__Task statement__:
Omit all pictures, then retype the data exactly as given.

════

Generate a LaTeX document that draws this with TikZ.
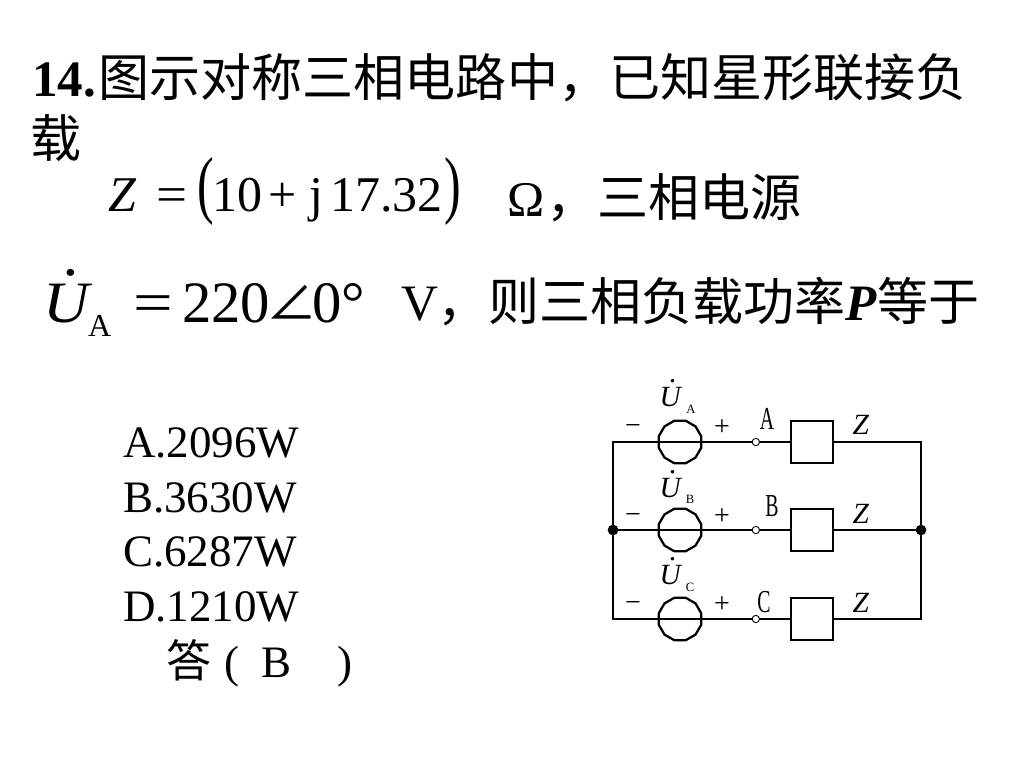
\documentclass[tikz,border=0pt]{standalone}
\usepackage{fontspec}
\usepackage{graphicx}
\usepackage{tikz}
\usetikzlibrary{positioning, shapes.geometric}
\setmainfont{Liberation Serif}
\newfontfamily\cjk{Noto Sans CJK SC}
\newcommand{\dotU}{\rlap{\raisebox{0.8em}{\hspace{0.34em}\textit{.}}}\textit{U}}

\begin{document}
\begin{tikzpicture}[
    x=0.75pt, y=-0.75pt,
    node distance=10pt,
    txt/.style={anchor=base west, inner sep=0pt, outer sep=0pt},
    title/.style={txt, font=\fontsize{38.3}{46}\selectfont},
    formula/.style={txt, font=\fontsize{37.5}{46}\selectfont},
    bigformula/.style={txt, font=\fontsize{44}{52}\selectfont},
    answer/.style={txt, font=\fontsize{33.75}{40}\selectfont},
    srclabel/.style={anchor=base, inner sep=0pt, font=\fontsize{22}{24}\selectfont},
    sublabel/.style={anchor=base, inner sep=0pt, font=\fontsize{9.5}{10}\selectfont},
    sign/.style={anchor=base, inner sep=0pt, font=\fontsize{21}{24}\selectfont},
    phase/.style={anchor=base, inner sep=0pt, font=\fontsize{24}{26}\selectfont},
    zlabel/.style={anchor=base, inner sep=0pt, font=\fontsize{22}{24}\selectfont},
    source/.style={regular polygon, regular polygon sides=12, draw=black, line width=1.7pt, minimum size=33pt, inner sep=0pt},
    terminal/.style={circle, draw=black, fill=white, line width=0.7pt, minimum size=5.5pt, inner sep=0pt},
    load/.style={rectangle, draw=black, fill=white, line width=1.7pt, minimum size=31.5pt, inner sep=0pt},
    joint/.style={circle, fill=black, minimum size=8pt, inner sep=0pt},
    wire/.style={line width=1.7pt, line cap=round, line join=round}
]
\useasboundingbox (0,0) rectangle (1024,768);

% Question text
\node[title] (line1) at (32,96) {\textbf{14.}\hspace{2pt}\cjk 图示对称三相电路中，已知星形联接负};
\node[title] (line2) at (31,157) {\cjk 载};

% Impedance
\node[formula] (zvalue) at (108,211) {\textit{Z}};
\node[formula] (zeq) at (156,211) {\scalebox{1.1}[1]{=}};
\node[formula] (zopen) at (197,209) {\scalebox{1}[1.5]{\fontsize{37.5}{40}\selectfont(}};
\node[formula] (zten) at (212,211) {10};
\node[formula] (zplus) at (268,211) {+};
\node[formula] (zimagj) at (309,211) {j};
\node[formula] (zimag) at (330,211) {17.32};
\node[formula] (zclose) at (444,209) {\scalebox{1}[1.5]{\fontsize{37.5}{40}\selectfont)}};
\node[formula] (zunit) at (507,216) {Ω};
\node[title] (zrest) at (546,216) {\cjk ，三相电源};

% Source voltage
\node[bigformula] (uvalue) at (43,322) {\scalebox{1.08}[1]{\dotU}};
\node[txt, font=\fontsize{24}{28}\selectfont] (usub) at (88,336) {A};
\node[bigformula] (ueq) at (133,322) {\scalebox{1.2}[1]{=}};
\node[bigformula] (utwo) at (182,322) {220};
\node[txt, font=\fontsize{38}{42}\selectfont] (uangle) at (266,320) {{\cjk ∠}};
\node[bigformula] (uzero) at (312,322) {0°};
\node[title] (line3) at (401,320) {V};
\node[title] (line3b) at (437,320) {\cjk ，则三相负载功率\rmfamily\textbf{\textit{P}}\cjk 等于};

% Answers
\node[answer] (optA) at (123,457) {A.2096W};
\node[answer] (optB) at (123,512) {B.3630W};
\node[answer] (optC) at (123,566) {C.6287W};
\node[answer] (optD) at (123,621) {D.1210W};
\node[answer] (reply) at (166,677) {{\cjk 答}};
\node[answer] (replyo) at (224,677) {(};
\node[answer] (replyb) at (261,677) {B};
\node[answer] (replyc) at (337,677) {)};

% Row A
\coordinate (leftA) at (613,442);
\coordinate (rightA) at (921,442);
\node[source] (srcA) at (680,442) {};
\node[terminal, right=37pt of srcA] (termA) {};
\node[load, right=22.5pt of termA] (loadA) {};

% Row B
\node[joint] (leftB) at (613,530) {};
\node[joint] (rightB) at (921,530) {};
\node[source] (srcB) at (680,530) {};
\node[terminal, right=37pt of srcB] (termB) {};
\node[load, right=22.5pt of termB] (loadB) {};

% Row C
\coordinate (leftC) at (613,619);
\coordinate (rightC) at (921,619);
\node[source] (srcC) at (680,619) {};
\node[terminal, right=37pt of srcC] (termC) {};
\node[load, right=22.5pt of termC] (loadC) {};

% Wires
\draw[wire] (leftA) -- (termA);
\draw[wire] (termA) -- (loadA);
\draw[wire] (loadA) -- (rightA);
\draw[wire] (leftB) -- (termB);
\draw[wire] (termB) -- (loadB);
\draw[wire] (loadB) -- (rightB);
\draw[wire] (leftC) -- (termC);
\draw[wire] (termC) -- (loadC);
\draw[wire] (loadC) -- (rightC);
\draw[wire] (leftA) -- (leftB);
\draw[wire] (leftB) -- (leftC);
\draw[wire] (rightA) -- (rightB);
\draw[wire] (rightB) -- (rightC);

% Labels
\node[srclabel] (uA) at (671,406) {\dotU};
\node[sublabel] (uAs) at (691,413) {A};
\node[srclabel] (uB) at (671,497) {\dotU};
\node[sublabel] (uBs) at (690,503) {B};
\node[srclabel] (uC) at (671,584) {\dotU};
\node[sublabel] (uCs) at (690,591) {C};
\node[sign] (minusA) at (633,434) {\textminus};
\node[sign] (plusA) at (722,435) {+};
\node[sign] (minusB) at (633,523) {\textminus};
\node[sign] (plusB) at (722,524) {+};
\node[sign] (minusC) at (633,611) {\textminus};
\node[sign] (plusC) at (722,612) {+};
\node[phase] (nameA) at (767,429) {\scalebox{0.62}[1]{A}};
\node[phase] (nameB) at (772,516) {\scalebox{0.62}[1]{B}};
\node[phase] (nameC) at (764,612) {\scalebox{0.62}[1]{C}};
\node[zlabel] (zA) at (861,434) {\textit{Z}};
\node[zlabel] (zB) at (861,523) {\textit{Z}};
\node[zlabel] (zC) at (861,612) {\textit{Z}};

\end{tikzpicture}
\end{document}
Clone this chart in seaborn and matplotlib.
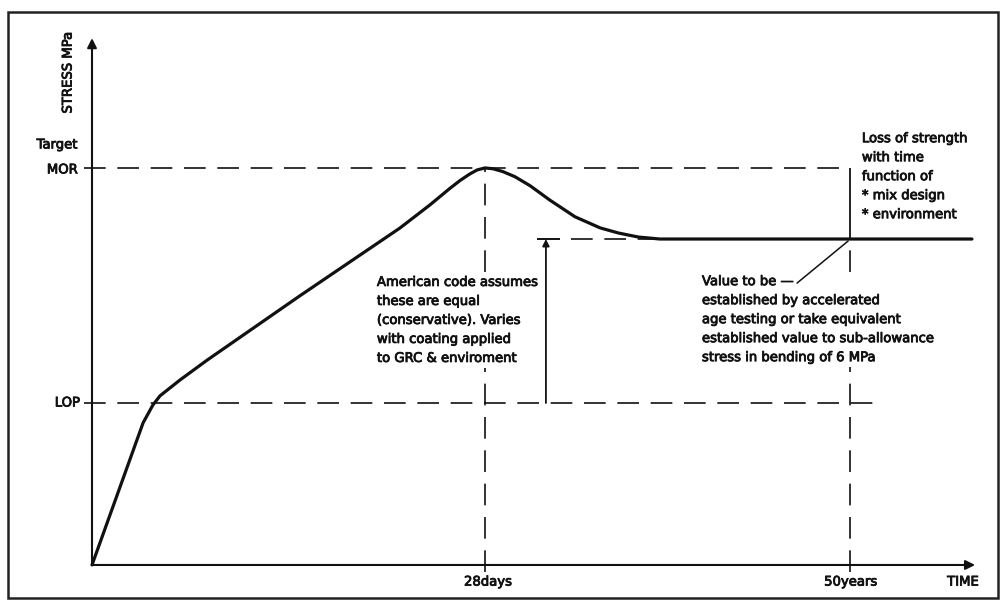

════

__Answer for this exercise__:
Generate a LaTeX document that draws this with TikZ.
\documentclass[tikz,border=0pt]{standalone}
\usepackage{fontspec}
\usepackage{graphicx}
\usepackage{tikz}
\usetikzlibrary{positioning, shapes.geometric}
\setmainfont{Liberation Serif}
\newfontfamily\cjk{Noto Sans CJK SC}
\newcommand{\dotU}{\rlap{\raisebox{0.8em}{\hspace{0.34em}\textit{.}}}\textit{U}}

\begin{document}
\begin{tikzpicture}[
    x=0.75pt, y=-0.75pt,
    node distance=10pt,
    txt/.style={anchor=base west, inner sep=0pt, outer sep=0pt},
    title/.style={txt, font=\fontsize{38.3}{46}\selectfont},
    formula/.style={txt, font=\fontsize{37.5}{46}\selectfont},
    bigformula/.style={txt, font=\fontsize{44}{52}\selectfont},
    answer/.style={txt, font=\fontsize{33.75}{40}\selectfont},
    srclabel/.style={anchor=base, inner sep=0pt, font=\fontsize{22}{24}\selectfont},
    sublabel/.style={anchor=base, inner sep=0pt, font=\fontsize{9.5}{10}\selectfont},
    sign/.style={anchor=base, inner sep=0pt, font=\fontsize{21}{24}\selectfont},
    phase/.style={anchor=base, inner sep=0pt, font=\fontsize{24}{26}\selectfont},
    zlabel/.style={anchor=base, inner sep=0pt, font=\fontsize{22}{24}\selectfont},
    source/.style={regular polygon, regular polygon sides=12, draw=black, line width=1.7pt, minimum size=33pt, inner sep=0pt},
    terminal/.style={circle, draw=black, fill=white, line width=0.7pt, minimum size=5.5pt, inner sep=0pt},
    load/.style={rectangle, draw=black, fill=white, line width=1.7pt, minimum size=31.5pt, inner sep=0pt},
    joint/.style={circle, fill=black, minimum size=8pt, inner sep=0pt},
    wire/.style={line width=1.7pt, line cap=round, line join=round}
]
\useasboundingbox (0,0) rectangle (1024,768);

% Question text
\node[title] (line1) at (32,96) {\textbf{14.}\hspace{2pt}\cjk 图示对称三相电路中，已知星形联接负};
\node[title] (line2) at (31,157) {\cjk 载};

% Impedance
\node[formula] (zvalue) at (108,211) {\textit{Z}};
\node[formula] (zeq) at (156,211) {\scalebox{1.1}[1]{=}};
\node[formula] (zopen) at (197,209) {\scalebox{1}[1.5]{\fontsize{37.5}{40}\selectfont(}};
\node[formula] (zten) at (212,211) {10};
\node[formula] (zplus) at (268,211) {+};
\node[formula] (zimagj) at (309,211) {j};
\node[formula] (zimag) at (330,211) {17.32};
\node[formula] (zclose) at (444,209) {\scalebox{1}[1.5]{\fontsize{37.5}{40}\selectfont)}};
\node[formula] (zunit) at (507,216) {Ω};
\node[title] (zrest) at (546,216) {\cjk ，三相电源};

% Source voltage
\node[bigformula] (uvalue) at (43,322) {\scalebox{1.08}[1]{\dotU}};
\node[txt, font=\fontsize{24}{28}\selectfont] (usub) at (88,336) {A};
\node[bigformula] (ueq) at (133,322) {\scalebox{1.2}[1]{=}};
\node[bigformula] (utwo) at (182,322) {220};
\node[txt, font=\fontsize{38}{42}\selectfont] (uangle) at (266,320) {{\cjk ∠}};
\node[bigformula] (uzero) at (312,322) {0°};
\node[title] (line3) at (401,320) {V};
\node[title] (line3b) at (437,320) {\cjk ，则三相负载功率\rmfamily\textbf{\textit{P}}\cjk 等于};

% Answers
\node[answer] (optA) at (123,457) {A.2096W};
\node[answer] (optB) at (123,512) {B.3630W};
\node[answer] (optC) at (123,566) {C.6287W};
\node[answer] (optD) at (123,621) {D.1210W};
\node[answer] (reply) at (166,677) {{\cjk 答}};
\node[answer] (replyo) at (224,677) {(};
\node[answer] (replyb) at (261,677) {B};
\node[answer] (replyc) at (337,677) {)};

% Row A
\coordinate (leftA) at (613,442);
\coordinate (rightA) at (921,442);
\node[source] (srcA) at (680,442) {};
\node[terminal, right=37pt of srcA] (termA) {};
\node[load, right=22.5pt of termA] (loadA) {};

% Row B
\node[joint] (leftB) at (613,530) {};
\node[joint] (rightB) at (921,530) {};
\node[source] (srcB) at (680,530) {};
\node[terminal, right=37pt of srcB] (termB) {};
\node[load, right=22.5pt of termB] (loadB) {};

% Row C
\coordinate (leftC) at (613,619);
\coordinate (rightC) at (921,619);
\node[source] (srcC) at (680,619) {};
\node[terminal, right=37pt of srcC] (termC) {};
\node[load, right=22.5pt of termC] (loadC) {};

% Wires
\draw[wire] (leftA) -- (termA);
\draw[wire] (termA) -- (loadA);
\draw[wire] (loadA) -- (rightA);
\draw[wire] (leftB) -- (termB);
\draw[wire] (termB) -- (loadB);
\draw[wire] (loadB) -- (rightB);
\draw[wire] (leftC) -- (termC);
\draw[wire] (termC) -- (loadC);
\draw[wire] (loadC) -- (rightC);
\draw[wire] (leftA) -- (leftB);
\draw[wire] (leftB) -- (leftC);
\draw[wire] (rightA) -- (rightB);
\draw[wire] (rightB) -- (rightC);

% Labels
\node[srclabel] (uA) at (671,406) {\dotU};
\node[sublabel] (uAs) at (691,413) {A};
\node[srclabel] (uB) at (671,497) {\dotU};
\node[sublabel] (uBs) at (690,503) {B};
\node[srclabel] (uC) at (671,584) {\dotU};
\node[sublabel] (uCs) at (690,591) {C};
\node[sign] (minusA) at (633,434) {\textminus};
\node[sign] (plusA) at (722,435) {+};
\node[sign] (minusB) at (633,523) {\textminus};
\node[sign] (plusB) at (722,524) {+};
\node[sign] (minusC) at (633,611) {\textminus};
\node[sign] (plusC) at (722,612) {+};
\node[phase] (nameA) at (767,429) {\scalebox{0.62}[1]{A}};
\node[phase] (nameB) at (772,516) {\scalebox{0.62}[1]{B}};
\node[phase] (nameC) at (764,612) {\scalebox{0.62}[1]{C}};
\node[zlabel] (zA) at (861,434) {\textit{Z}};
\node[zlabel] (zB) at (861,523) {\textit{Z}};
\node[zlabel] (zC) at (861,612) {\textit{Z}};

\end{tikzpicture}
\end{document}
Clone this chart in seaborn and matplotlib.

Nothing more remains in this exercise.